[Data lines]
=-=-=
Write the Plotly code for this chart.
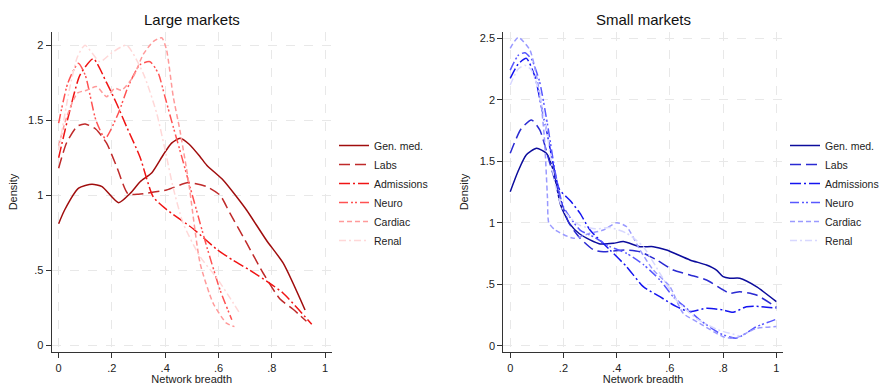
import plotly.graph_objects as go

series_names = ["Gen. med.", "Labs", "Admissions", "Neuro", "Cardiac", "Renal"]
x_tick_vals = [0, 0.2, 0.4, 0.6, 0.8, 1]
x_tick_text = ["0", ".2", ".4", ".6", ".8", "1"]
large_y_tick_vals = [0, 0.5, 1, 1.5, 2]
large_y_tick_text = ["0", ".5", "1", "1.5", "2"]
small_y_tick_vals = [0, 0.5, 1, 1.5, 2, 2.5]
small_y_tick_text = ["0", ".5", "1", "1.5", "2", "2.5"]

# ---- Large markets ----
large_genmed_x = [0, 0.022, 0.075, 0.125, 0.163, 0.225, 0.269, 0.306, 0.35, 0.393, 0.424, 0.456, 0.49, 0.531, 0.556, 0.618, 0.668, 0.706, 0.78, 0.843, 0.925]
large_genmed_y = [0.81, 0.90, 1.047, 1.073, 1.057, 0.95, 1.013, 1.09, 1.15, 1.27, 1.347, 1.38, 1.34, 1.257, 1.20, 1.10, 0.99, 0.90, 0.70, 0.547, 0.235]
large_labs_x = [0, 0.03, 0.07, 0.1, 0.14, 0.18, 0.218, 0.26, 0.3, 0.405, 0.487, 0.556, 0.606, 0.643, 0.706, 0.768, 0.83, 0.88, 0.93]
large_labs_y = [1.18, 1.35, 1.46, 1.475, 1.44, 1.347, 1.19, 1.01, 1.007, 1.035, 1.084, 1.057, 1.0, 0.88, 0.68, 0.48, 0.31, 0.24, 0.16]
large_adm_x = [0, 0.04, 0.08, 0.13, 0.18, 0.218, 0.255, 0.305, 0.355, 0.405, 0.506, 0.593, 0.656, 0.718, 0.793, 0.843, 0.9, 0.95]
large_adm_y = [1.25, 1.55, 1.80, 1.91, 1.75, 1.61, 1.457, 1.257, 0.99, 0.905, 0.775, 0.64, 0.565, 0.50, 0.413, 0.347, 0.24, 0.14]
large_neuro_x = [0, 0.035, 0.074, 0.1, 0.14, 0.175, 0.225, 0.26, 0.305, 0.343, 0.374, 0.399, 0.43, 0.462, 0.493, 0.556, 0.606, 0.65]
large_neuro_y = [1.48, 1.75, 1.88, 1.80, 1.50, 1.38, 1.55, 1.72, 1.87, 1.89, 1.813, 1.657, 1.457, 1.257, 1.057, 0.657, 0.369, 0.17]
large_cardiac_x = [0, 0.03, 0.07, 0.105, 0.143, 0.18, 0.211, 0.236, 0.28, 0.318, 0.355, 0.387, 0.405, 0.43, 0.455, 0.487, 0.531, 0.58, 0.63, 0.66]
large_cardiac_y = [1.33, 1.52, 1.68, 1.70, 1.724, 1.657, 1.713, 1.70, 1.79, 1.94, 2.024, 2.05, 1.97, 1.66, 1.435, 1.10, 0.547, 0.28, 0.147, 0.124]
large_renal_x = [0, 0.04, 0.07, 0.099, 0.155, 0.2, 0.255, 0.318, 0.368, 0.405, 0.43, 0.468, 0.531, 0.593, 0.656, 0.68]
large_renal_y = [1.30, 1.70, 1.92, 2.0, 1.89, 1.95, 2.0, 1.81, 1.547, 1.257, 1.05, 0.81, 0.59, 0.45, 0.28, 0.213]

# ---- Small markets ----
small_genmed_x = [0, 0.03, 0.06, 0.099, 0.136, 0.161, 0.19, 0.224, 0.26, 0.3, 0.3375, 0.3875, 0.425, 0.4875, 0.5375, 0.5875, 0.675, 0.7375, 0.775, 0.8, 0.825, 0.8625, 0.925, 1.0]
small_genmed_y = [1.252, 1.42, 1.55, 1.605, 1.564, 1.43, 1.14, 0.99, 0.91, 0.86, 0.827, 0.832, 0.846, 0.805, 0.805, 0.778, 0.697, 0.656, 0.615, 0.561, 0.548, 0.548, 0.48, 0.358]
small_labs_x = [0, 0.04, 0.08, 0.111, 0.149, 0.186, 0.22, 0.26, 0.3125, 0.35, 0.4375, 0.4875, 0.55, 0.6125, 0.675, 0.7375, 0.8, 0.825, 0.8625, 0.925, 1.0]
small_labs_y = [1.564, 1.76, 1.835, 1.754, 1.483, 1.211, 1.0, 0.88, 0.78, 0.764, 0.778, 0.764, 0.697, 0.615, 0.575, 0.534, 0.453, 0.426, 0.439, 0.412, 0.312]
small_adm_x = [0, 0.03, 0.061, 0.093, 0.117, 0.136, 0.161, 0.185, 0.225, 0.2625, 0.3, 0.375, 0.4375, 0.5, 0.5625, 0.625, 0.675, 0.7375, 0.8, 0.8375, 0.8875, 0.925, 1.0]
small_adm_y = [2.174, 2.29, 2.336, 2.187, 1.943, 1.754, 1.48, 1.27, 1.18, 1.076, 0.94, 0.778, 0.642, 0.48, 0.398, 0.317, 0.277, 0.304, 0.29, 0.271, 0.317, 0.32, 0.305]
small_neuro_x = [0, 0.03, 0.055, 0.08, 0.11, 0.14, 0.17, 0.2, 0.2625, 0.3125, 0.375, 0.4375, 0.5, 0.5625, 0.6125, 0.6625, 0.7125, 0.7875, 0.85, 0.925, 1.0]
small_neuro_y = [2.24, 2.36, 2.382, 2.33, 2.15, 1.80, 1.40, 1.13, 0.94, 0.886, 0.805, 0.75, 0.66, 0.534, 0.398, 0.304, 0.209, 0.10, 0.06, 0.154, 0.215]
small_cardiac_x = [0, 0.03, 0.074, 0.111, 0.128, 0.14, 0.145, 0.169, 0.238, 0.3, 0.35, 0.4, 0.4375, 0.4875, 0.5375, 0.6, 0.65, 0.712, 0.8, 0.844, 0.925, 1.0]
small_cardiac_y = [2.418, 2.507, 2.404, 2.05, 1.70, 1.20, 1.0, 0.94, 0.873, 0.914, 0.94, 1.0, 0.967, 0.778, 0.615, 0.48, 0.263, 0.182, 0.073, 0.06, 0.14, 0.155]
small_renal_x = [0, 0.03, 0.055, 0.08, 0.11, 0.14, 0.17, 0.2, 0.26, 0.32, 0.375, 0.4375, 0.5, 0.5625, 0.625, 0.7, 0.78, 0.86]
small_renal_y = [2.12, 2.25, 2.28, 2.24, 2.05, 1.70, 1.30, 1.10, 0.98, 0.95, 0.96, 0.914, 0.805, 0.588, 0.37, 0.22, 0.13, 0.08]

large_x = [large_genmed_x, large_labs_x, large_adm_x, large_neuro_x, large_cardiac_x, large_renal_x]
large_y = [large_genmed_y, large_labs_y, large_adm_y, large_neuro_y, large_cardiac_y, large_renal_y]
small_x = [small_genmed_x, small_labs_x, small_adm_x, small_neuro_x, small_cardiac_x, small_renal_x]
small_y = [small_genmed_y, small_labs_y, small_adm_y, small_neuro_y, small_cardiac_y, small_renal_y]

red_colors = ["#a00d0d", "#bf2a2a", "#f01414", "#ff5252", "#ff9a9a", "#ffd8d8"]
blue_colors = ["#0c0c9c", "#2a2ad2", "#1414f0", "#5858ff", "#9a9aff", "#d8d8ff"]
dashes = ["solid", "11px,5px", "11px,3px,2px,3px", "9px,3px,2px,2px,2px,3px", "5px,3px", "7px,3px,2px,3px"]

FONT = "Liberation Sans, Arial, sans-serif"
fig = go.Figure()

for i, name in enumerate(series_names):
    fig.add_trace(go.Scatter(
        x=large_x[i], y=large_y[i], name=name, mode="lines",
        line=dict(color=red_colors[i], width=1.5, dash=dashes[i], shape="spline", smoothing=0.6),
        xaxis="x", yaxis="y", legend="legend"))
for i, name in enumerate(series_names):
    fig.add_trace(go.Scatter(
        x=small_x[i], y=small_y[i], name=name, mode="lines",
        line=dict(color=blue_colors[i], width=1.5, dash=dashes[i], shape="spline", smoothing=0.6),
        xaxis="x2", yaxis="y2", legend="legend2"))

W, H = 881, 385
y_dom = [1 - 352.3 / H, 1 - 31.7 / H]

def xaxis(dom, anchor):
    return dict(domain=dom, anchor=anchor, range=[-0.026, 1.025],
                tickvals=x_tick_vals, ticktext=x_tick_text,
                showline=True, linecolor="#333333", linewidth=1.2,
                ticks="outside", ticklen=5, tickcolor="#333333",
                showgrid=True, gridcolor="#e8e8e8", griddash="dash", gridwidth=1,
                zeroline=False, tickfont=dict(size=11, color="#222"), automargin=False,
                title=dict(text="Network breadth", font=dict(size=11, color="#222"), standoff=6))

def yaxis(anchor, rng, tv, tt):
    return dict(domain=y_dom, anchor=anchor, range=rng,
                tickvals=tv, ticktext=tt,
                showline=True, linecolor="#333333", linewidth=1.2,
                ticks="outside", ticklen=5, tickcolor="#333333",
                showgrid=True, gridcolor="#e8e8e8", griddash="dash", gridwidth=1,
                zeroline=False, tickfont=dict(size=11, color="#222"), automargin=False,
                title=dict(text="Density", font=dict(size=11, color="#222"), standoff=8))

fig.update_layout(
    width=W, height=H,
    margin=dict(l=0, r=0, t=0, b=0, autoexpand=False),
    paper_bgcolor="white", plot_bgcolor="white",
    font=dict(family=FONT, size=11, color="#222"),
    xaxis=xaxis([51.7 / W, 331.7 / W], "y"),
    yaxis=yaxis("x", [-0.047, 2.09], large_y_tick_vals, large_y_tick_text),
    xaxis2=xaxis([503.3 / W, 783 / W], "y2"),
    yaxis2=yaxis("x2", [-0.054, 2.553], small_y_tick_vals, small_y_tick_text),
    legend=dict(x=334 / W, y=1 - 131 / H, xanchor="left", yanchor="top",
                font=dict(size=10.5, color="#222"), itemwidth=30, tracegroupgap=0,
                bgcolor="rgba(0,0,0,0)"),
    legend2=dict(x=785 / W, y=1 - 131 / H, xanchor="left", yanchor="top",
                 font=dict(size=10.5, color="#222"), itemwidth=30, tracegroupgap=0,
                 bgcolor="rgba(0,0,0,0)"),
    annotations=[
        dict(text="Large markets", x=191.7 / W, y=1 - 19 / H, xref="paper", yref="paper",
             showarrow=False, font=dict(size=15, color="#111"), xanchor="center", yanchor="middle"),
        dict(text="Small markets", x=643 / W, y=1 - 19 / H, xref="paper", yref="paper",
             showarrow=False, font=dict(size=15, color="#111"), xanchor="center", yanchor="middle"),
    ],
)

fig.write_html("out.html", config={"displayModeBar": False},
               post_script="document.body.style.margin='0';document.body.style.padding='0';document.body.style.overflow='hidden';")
=-=-=
[What to do] Write out exactly the opening lines of the data, stopping after the line that holds "import plotly.graph_objects as go". Exclude pictures.

[Correct answer]
Write the Plotly code for this chart.
import plotly.graph_objects as go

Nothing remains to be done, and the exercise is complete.